Eine „neue Welle der Wut“ werde ausbrechen, warnte Ägyptens Großmufti am Dienstag mit Blick auf die neue Ausgabe von „Charlie Hebdo“.
Das Titelblatt der Satirezeitschrift sei nicht geeignet, „dem Dialog zwischen den Zivilisationen zu dienen, den Muslime anstreben“, sagte der Leiter der obersten Religionsbehörde des Landes, Shawki Allam.
Die Zeichnung des Propheten Mohammed mit einem „Je Suis Charlie“-Schild in der Hand unter der Schlagzeile „Alles ist vergeben“ sei ein „durch nichts zu rechtfertigender provokativer Akt“, der “die Gefühle von anderthalb Milliarden Muslimen weltweit, die den Propheten lieben und respektieren“ verletze, monierte der Leiter von Dar al Ifta am Dienstag. Vergangene Woche hatte er das Massaker in der Redaktion in Paris mit den Worten kritisiert, „der Islam verurteilt jede Gewalt“.

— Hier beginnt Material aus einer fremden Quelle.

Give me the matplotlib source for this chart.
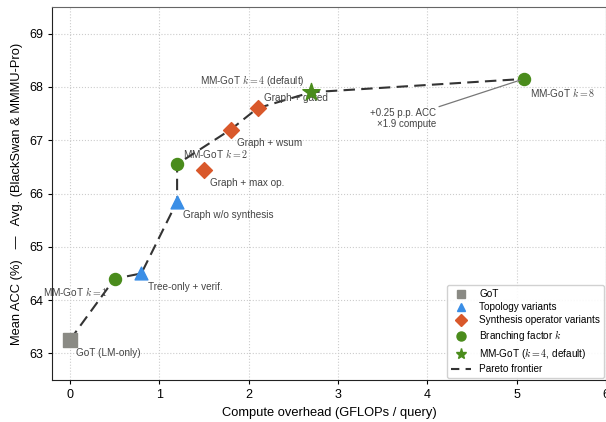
import matplotlib
matplotlib.use("Agg")
import matplotlib.pyplot as plt
from matplotlib.lines import Line2D

plt.rcParams['font.family'] = ['Liberation Sans', 'DejaVu Sans']
plt.rcParams['mathtext.fontset'] = 'cm'

# data
got_x, got_y = [0.0], [63.25]
topo_x, topo_y = [0.8, 1.2], [64.5, 65.85]
topo_lbl = ["Tree-only + verif.", "Graph w/o synthesis"]
syn_x, syn_y = [1.5, 1.8, 2.1], [66.45, 67.2, 67.6]
syn_lbl = ["Graph + max op.", "Graph + wsum", "Graph + gated"]
br_x, br_y = [0.5, 1.2, 5.08], [64.4, 66.55, 68.15]
br_lbl = ["MM-GoT $k=1$", "MM-GoT $k=2$", "MM-GoT $k=8$"]
def_x, def_y = [2.7], [67.9]
pareto_x = [0.0, 0.5, 0.8, 1.2, 1.2, 1.8, 2.1, 2.7, 5.08]
pareto_y = [63.25, 64.4, 64.5, 65.85, 66.55, 67.2, 67.6, 67.9, 68.15]

fig = plt.figure(figsize=(6.06, 4.22), dpi=100)
ax = fig.add_axes([0.0858, 0.0995, 0.9142, 0.8839])

c_got = '#8a8a84'
c_topo = '#3a8ee6'
c_syn = '#d9582b'
c_br = '#4a8c1c'

ax.plot(pareto_x, pareto_y, ls=(0, (5.5, 3)), color='#333333', lw=1.5, zorder=2)
ax.scatter(got_x, got_y, marker='s', s=90, color=c_got, zorder=3)
ax.scatter(topo_x, topo_y, marker='^', s=85, color=c_topo, zorder=3)
ax.scatter(syn_x, syn_y, marker='D', s=65, color=c_syn, zorder=3)
ax.scatter(br_x, br_y, marker='o', s=75, color=c_br, zorder=3)
ax.scatter(def_x, def_y, marker='*', s=170, color=c_br, zorder=4)

tc = '#444444'
fs = 7.2
ax.text(0.07, 63.0, "GoT (LM-only)", fontsize=fs, color=tc, va='center', ha='left')
ax.text(0.87, 64.24, topo_lbl[0], fontsize=fs, color=tc, va='center', ha='left')
ax.text(1.27, 65.6, topo_lbl[1], fontsize=fs, color=tc, va='center', ha='left')
ax.text(1.57, 66.19, syn_lbl[0], fontsize=fs, color=tc, va='center', ha='left')
ax.text(1.87, 66.94, syn_lbl[1], fontsize=fs, color=tc, va='center', ha='left')
ax.text(2.17, 67.8, syn_lbl[2], fontsize=fs, color=tc, va='center', ha='left')
ax.text(0.42, 64.16, br_lbl[0], fontsize=fs, color=tc, va='center', ha='right')
ax.text(1.27, 66.75, br_lbl[1], fontsize=fs, color=tc, va='center', ha='left')
ax.text(5.15, 67.9, br_lbl[2], fontsize=fs, color=tc, va='center', ha='left')
ax.text(2.63, 68.12, "MM-GoT $k=4$ (default)", fontsize=fs, color=tc, va='center', ha='right')

ax.annotate("+0.25 p.p. ACC\n×1.9 compute", xy=(5.08, 68.15), xytext=(4.10, 67.41),
            fontsize=7, color=tc, ha='right', va='center', multialignment='right',
            arrowprops=dict(arrowstyle='-', color='#777777', lw=0.9, shrinkA=0, shrinkB=3,
                            relpos=(1.0, 1.0)))

ax.set_xlim(-0.2, 6)
ax.set_ylim(62.5, 69.5)
ax.set_xticks([0, 1, 2, 3, 4, 5, 6])
ax.set_yticks([63, 64, 65, 66, 67, 68, 69])
ax.grid(True, ls=':', color='#cccccc', lw=0.8)
ax.set_axisbelow(True)
ax.tick_params(labelsize=9, length=3)
ax.set_xlabel("Compute overhead (GFLOPs / query)", fontsize=9.3)
ax.set_ylabel("Mean ACC (%)   —   Avg. (BlackSwan & MMMU-Pro)", fontsize=9.3)
for s in ['left', 'bottom']:
    ax.spines[s].set_color('#222222')
for s in ['top', 'right']:
    ax.spines[s].set_color('#666666')

handles = [
    Line2D([], [], ls='none', marker='s', color=c_got, markersize=6),
    Line2D([], [], ls='none', marker='^', color=c_topo, markersize=6),
    Line2D([], [], ls='none', marker='D', color=c_syn, markersize=6.5),
    Line2D([], [], ls='none', marker='o', color=c_br, markersize=6.5),
    Line2D([], [], ls='none', marker='*', color=c_br, markersize=8),
    Line2D([], [], ls=(0, (4, 3)), color='#333333', lw=1.5),
]
labels = ['GoT', 'Topology variants', 'Synthesis operator variants',
          'Branching factor $k$', 'MM-GoT ($k=4$, default)', 'Pareto frontier']
ax.legend(handles, labels, loc='lower right', fontsize=7.2, frameon=True, framealpha=0.9,
          edgecolor='#cccccc', fancybox=True, bbox_to_anchor=(1.0, 0.0),
          borderaxespad=0.2, labelspacing=0.3)

fig.savefig("out.png", dpi=100)
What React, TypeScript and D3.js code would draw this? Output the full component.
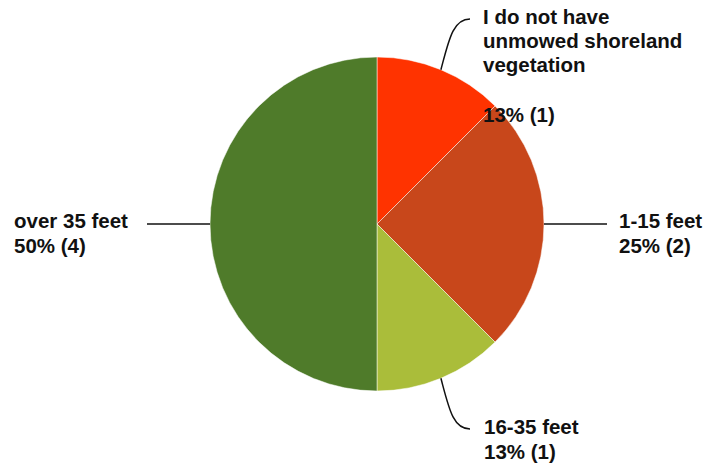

So scharf der Blick des Großmuftis bei der mutmaßlichen Verletzung religiöser Gefühle sein mag, so unscharf ist er bei der Verurteilung von Menschenrechten im eigenen Land. Das ägyptische Strafrecht sieht vor, dass er bei Todesstrafen seine Zustimmung erteilen muss – in rechtsstaatlichen Kriterien nicht genügenden Verfahren wurden im vergangenen Jahr Hunderte Menschen von Gerichten in Minja und Kairo verurteilt. In allein 188 Fällen, in denen der berüchtigte Richter Nagi Shehata im Dezember Todesstrafen verhängte, muss der Dar-al-Ifta-Chef Allam bis zum 24. Januar sein Urteil abgeben.
Dass die Mehrheit der zum Tode bestraften Männer Mitglieder oder Anhänger der islamistischen Muslimbruderschaft sind, zeigt, wie es Militärmachthaber Abd al Fattah al Sisi gelungen ist, Justiz und Religionsbehörde auf seinen Kurs einzuschwören. In einer viel beachteten Rede forderte er zu Jahresbeginn eine „religiöse Revolution“. Die freilich wird von Staatsanwälten, Richtern und sunnitischen Gelehrten und Predigern vor allem als ideologische Fortführung des Kampfes gegen die Muslimbrüder des gestürzten Präsidenten Muhammad Mursi ausgelegt.
Einen moderaten Islam hervorgebracht hat das bislang nicht. Im Gegenteil: Die unter Mursi begonnene Verfolgung von Religionskritikern und Atheisten setzte sich seit der Machtergreifung Sisis im Juli 2013 fort. Erst am Wochenende verurteilte ein Gericht in Kairo einen Studenten zu drei Jahren Haft, weil er den Islam beleidigt haben soll. Er war mit einer Gruppe angeblicher Atheisten im November im Gouvernerat Beheira verhaftet worden. Einen Monat später schlug die Polizei auch in Kairo zu und schloss ein Café, das ein Staatsanwalt nach der Razzia als „Treffpunkt für Satansanbeter, teuflische Rituale und Tänze“ bezeichnet hatte.